## What is asked:
Copy exactly the lines from the line containing "Rebuild this chart" to the line containing "plt.rcParams['mathtext.fontset'] = 'stix'", both lines included, and omit any pictures.

## Material for the task:
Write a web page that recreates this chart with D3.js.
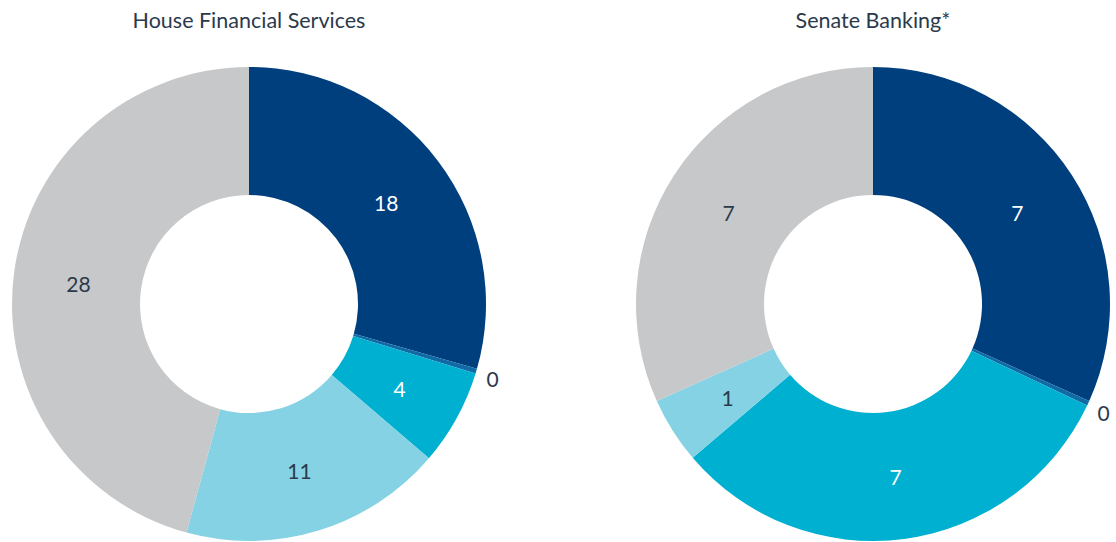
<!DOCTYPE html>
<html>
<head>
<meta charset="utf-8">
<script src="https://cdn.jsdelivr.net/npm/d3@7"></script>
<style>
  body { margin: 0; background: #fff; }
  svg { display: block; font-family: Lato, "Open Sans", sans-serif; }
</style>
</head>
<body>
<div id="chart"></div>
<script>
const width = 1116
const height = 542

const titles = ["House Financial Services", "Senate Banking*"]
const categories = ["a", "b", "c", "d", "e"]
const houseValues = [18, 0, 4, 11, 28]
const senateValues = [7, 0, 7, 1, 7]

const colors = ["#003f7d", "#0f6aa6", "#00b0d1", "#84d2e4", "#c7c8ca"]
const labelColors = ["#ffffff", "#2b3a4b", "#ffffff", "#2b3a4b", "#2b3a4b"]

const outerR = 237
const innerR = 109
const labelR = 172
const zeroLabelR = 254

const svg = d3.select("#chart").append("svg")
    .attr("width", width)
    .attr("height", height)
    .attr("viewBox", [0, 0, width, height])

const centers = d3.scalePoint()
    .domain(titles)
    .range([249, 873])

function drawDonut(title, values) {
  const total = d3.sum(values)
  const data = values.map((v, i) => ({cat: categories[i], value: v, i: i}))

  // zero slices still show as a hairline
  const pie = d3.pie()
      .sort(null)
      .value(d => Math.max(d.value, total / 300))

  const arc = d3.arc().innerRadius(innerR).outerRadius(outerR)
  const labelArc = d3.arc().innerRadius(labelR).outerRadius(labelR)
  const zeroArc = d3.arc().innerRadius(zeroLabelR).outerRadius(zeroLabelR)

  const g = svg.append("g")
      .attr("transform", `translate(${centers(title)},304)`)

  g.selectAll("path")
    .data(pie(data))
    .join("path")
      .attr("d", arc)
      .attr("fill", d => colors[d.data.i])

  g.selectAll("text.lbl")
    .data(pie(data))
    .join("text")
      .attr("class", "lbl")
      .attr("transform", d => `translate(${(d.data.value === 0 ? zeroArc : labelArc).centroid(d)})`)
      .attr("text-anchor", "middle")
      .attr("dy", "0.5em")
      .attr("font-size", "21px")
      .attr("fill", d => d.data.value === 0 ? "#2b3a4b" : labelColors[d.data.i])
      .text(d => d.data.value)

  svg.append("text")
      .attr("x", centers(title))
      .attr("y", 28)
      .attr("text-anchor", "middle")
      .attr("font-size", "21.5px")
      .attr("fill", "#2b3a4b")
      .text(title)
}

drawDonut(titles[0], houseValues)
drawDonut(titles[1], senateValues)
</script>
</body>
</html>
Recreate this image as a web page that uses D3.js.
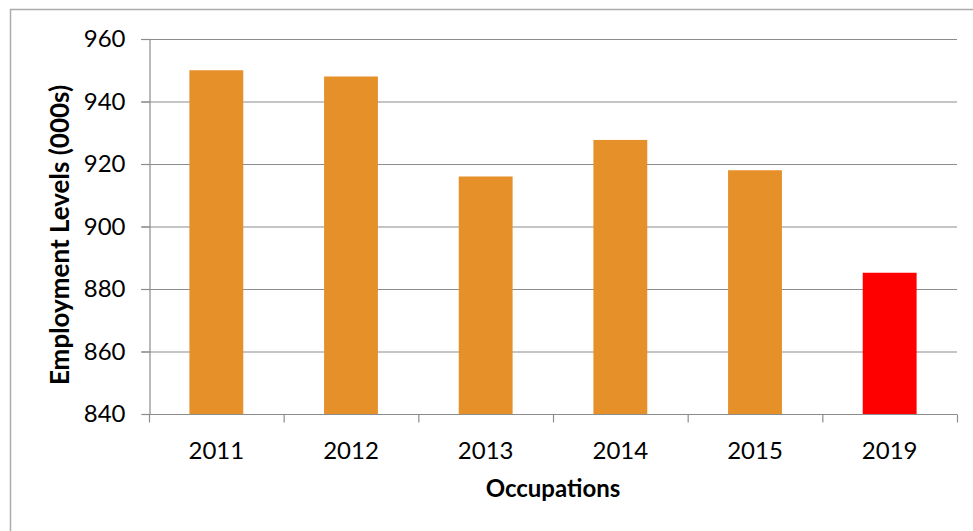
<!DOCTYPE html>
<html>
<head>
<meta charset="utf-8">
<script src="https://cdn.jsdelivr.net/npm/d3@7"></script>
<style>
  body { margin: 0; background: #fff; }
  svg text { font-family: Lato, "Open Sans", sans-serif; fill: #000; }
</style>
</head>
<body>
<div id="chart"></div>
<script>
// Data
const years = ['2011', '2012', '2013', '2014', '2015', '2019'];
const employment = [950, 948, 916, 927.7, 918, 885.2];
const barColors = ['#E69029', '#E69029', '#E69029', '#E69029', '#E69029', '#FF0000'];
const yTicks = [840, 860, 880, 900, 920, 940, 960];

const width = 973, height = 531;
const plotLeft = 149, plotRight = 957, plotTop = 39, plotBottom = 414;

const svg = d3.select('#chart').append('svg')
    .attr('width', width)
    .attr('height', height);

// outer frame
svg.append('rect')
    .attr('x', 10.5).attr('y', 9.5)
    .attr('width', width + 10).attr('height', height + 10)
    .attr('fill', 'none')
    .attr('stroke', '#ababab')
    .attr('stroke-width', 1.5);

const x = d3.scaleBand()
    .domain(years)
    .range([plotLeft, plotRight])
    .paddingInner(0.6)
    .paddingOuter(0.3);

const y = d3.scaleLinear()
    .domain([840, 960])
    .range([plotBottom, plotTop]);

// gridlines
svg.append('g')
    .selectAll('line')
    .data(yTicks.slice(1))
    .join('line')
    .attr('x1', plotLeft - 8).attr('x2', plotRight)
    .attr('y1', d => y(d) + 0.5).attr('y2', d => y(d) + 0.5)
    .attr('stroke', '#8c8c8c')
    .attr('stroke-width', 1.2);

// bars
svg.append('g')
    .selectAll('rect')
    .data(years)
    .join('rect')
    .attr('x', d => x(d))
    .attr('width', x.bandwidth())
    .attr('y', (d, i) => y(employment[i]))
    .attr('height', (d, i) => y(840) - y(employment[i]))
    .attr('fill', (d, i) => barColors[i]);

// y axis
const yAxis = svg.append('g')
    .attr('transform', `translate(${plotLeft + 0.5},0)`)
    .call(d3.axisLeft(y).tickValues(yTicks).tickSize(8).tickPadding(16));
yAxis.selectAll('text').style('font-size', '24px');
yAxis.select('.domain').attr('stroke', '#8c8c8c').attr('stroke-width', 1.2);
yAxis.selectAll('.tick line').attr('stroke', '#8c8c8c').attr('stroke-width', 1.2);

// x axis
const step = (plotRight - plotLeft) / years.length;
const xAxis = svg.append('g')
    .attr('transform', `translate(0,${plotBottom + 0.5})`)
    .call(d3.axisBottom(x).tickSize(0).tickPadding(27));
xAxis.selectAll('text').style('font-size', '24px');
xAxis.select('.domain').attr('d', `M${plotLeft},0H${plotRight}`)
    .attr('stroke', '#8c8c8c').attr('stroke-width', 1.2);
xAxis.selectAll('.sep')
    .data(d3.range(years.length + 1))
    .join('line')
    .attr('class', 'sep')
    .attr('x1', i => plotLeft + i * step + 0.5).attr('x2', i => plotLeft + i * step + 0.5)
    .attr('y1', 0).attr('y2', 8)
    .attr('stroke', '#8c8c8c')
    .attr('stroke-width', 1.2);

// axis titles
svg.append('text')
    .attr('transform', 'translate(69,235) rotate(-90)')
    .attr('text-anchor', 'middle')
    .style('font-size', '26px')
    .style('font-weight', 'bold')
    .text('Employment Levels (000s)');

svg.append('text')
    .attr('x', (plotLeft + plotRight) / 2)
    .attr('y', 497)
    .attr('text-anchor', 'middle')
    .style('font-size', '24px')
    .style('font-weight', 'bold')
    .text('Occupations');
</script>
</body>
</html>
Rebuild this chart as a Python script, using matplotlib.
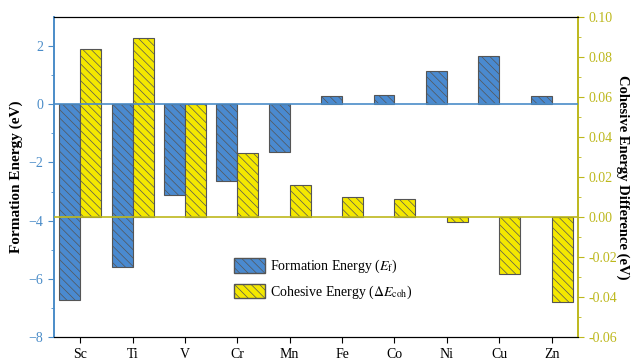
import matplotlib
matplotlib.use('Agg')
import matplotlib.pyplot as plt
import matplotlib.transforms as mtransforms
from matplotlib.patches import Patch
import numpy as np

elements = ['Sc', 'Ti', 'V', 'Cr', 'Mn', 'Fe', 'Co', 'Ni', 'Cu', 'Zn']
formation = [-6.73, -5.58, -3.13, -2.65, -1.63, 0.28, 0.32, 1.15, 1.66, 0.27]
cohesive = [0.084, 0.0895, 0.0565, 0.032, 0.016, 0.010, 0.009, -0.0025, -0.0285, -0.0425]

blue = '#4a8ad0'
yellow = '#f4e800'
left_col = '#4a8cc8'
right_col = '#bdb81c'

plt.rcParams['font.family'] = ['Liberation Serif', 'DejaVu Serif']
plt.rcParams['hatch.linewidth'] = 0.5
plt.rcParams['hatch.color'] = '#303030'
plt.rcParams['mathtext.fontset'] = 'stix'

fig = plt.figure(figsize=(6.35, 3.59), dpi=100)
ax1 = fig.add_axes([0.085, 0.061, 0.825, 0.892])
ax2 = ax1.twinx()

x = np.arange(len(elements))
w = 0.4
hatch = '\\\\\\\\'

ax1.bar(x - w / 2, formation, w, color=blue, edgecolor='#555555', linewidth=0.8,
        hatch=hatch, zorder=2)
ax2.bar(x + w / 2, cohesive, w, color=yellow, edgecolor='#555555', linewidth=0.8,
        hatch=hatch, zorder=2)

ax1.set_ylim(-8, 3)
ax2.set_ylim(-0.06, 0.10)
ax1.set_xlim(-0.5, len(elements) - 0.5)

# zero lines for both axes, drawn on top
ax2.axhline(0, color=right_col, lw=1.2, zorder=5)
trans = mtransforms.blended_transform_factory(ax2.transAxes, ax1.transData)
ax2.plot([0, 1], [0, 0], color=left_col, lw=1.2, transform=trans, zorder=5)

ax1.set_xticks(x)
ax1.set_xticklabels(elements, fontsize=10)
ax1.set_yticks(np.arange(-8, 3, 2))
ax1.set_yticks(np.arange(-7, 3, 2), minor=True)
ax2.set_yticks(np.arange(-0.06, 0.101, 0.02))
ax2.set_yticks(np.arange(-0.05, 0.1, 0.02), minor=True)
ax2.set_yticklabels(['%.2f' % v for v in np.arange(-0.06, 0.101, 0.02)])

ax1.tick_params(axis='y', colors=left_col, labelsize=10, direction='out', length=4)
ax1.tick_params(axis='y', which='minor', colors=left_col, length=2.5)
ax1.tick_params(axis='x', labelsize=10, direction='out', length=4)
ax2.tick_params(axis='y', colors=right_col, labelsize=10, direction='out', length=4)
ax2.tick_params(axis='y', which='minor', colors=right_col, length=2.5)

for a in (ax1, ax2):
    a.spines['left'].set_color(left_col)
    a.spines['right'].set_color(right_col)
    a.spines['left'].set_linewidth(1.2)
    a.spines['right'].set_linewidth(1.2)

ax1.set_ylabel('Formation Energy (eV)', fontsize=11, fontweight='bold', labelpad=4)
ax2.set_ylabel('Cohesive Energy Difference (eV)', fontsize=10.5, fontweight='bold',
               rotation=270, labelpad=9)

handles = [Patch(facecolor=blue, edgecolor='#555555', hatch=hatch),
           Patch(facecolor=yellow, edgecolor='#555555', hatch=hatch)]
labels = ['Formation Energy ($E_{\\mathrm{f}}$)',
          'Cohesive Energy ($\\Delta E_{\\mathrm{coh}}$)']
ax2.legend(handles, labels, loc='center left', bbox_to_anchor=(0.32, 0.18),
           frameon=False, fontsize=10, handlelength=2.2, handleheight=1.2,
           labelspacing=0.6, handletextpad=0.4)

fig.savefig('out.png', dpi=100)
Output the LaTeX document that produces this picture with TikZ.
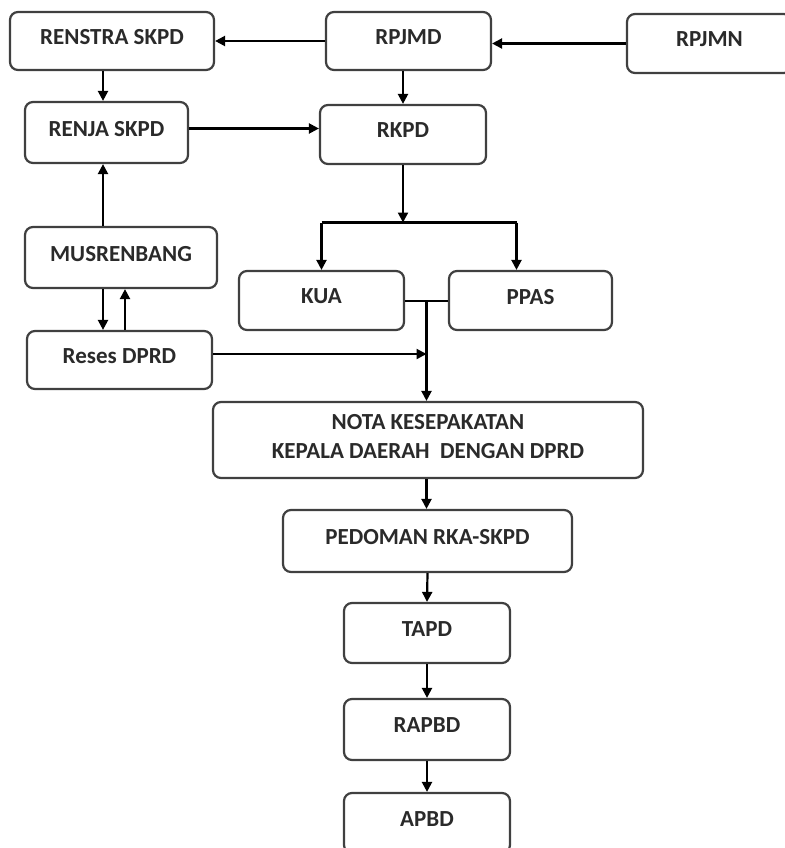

## Result for this task:
Rebuild this chart as a Python script, using matplotlib.
import matplotlib
matplotlib.use('Agg')
import matplotlib.pyplot as plt
import matplotlib.transforms as mtransforms
from matplotlib.patches import Patch
import numpy as np

elements = ['Sc', 'Ti', 'V', 'Cr', 'Mn', 'Fe', 'Co', 'Ni', 'Cu', 'Zn']
formation = [-6.73, -5.58, -3.13, -2.65, -1.63, 0.28, 0.32, 1.15, 1.66, 0.27]
cohesive = [0.084, 0.0895, 0.0565, 0.032, 0.016, 0.010, 0.009, -0.0025, -0.0285, -0.0425]

blue = '#4a8ad0'
yellow = '#f4e800'
left_col = '#4a8cc8'
right_col = '#bdb81c'

plt.rcParams['font.family'] = ['Liberation Serif', 'DejaVu Serif']
plt.rcParams['hatch.linewidth'] = 0.5
plt.rcParams['hatch.color'] = '#303030'
plt.rcParams['mathtext.fontset'] = 'stix'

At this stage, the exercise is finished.